To run this project locally, we recommend you use a Nvidia GPU with 16G+ VRAM.
git clone https://github.com/bentoml/BentoDiffusion.git
cd BentoDiffusion/svd
# Recommend Python 3.11
pip install -r requirements.txt
We have defined a BentoML Service in service.py
. Run bentoml serve
in your project directory to start the Service. Skip to cloud deployment if you don't have a Nvidia GPU locally.
$ bentoml serve .
2024-01-19T07:29:04+0800 [INFO] [cli] Starting production HTTP BentoServer from "service:SVDService" listening on http://localhost:3000 (Press CTRL+C to quit)

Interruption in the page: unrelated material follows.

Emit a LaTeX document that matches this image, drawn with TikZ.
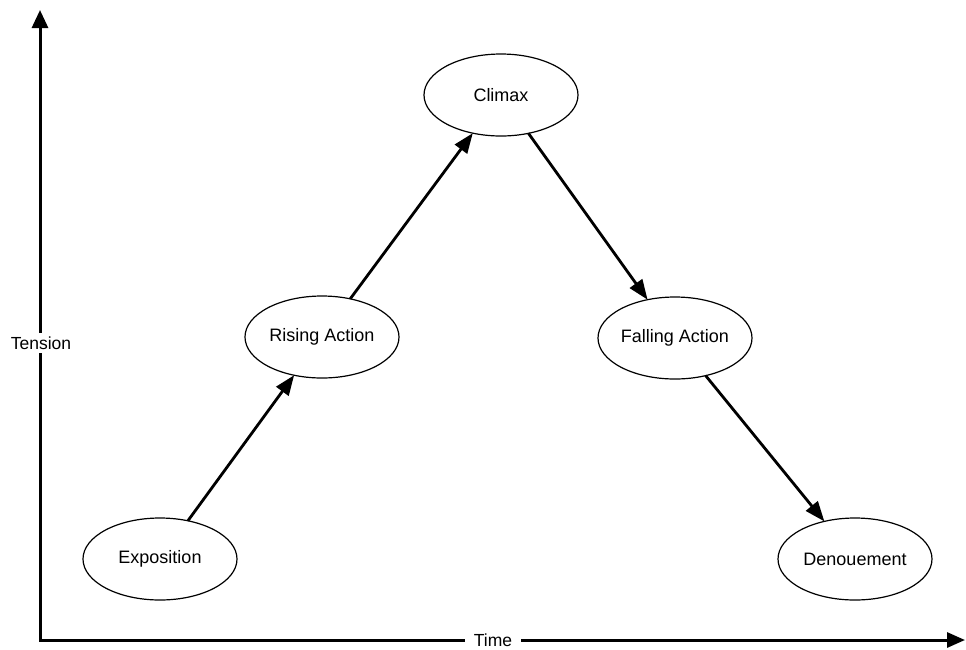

Loading pipeline components...: 100%
The server is now active. Open your browser at http://localhost:3000 to interact via the web UI, or use an HTTP API client to call the local endpoint:
CURL
curl -X 'POST' \
'http://localhost:3000/generate' \
-H 'accept: */*' \
-H 'Content-Type: multipart/form-data' \
-F 'image=@assets/sample.png;type=image/png' \
-F 'decode_chunk_size=2' \
-F 'seed=null' \
-o generated.mp4
Python client
import bentoml
from pathlib import Path
with bentoml.SyncHTTPClient("http://localhost:3000/") as client:
result = client.generate(
decode_chunk_size=2,
image=@assets/sample.png,
seed=0,
)
After the Service is ready, you can deploy the application to BentoCloud for better management and scalability. Sign up if you haven't got a BentoCloud account.
Make sure you have logged in to BentoCloud, then run the following command to deploy it.
bentoml deploy .
Once the application is up and running on BentoCloud, you can access it via the exposed URL.
Note: For custom deployment in your own infrastructure, use BentoML to generate an OCI-compliant image.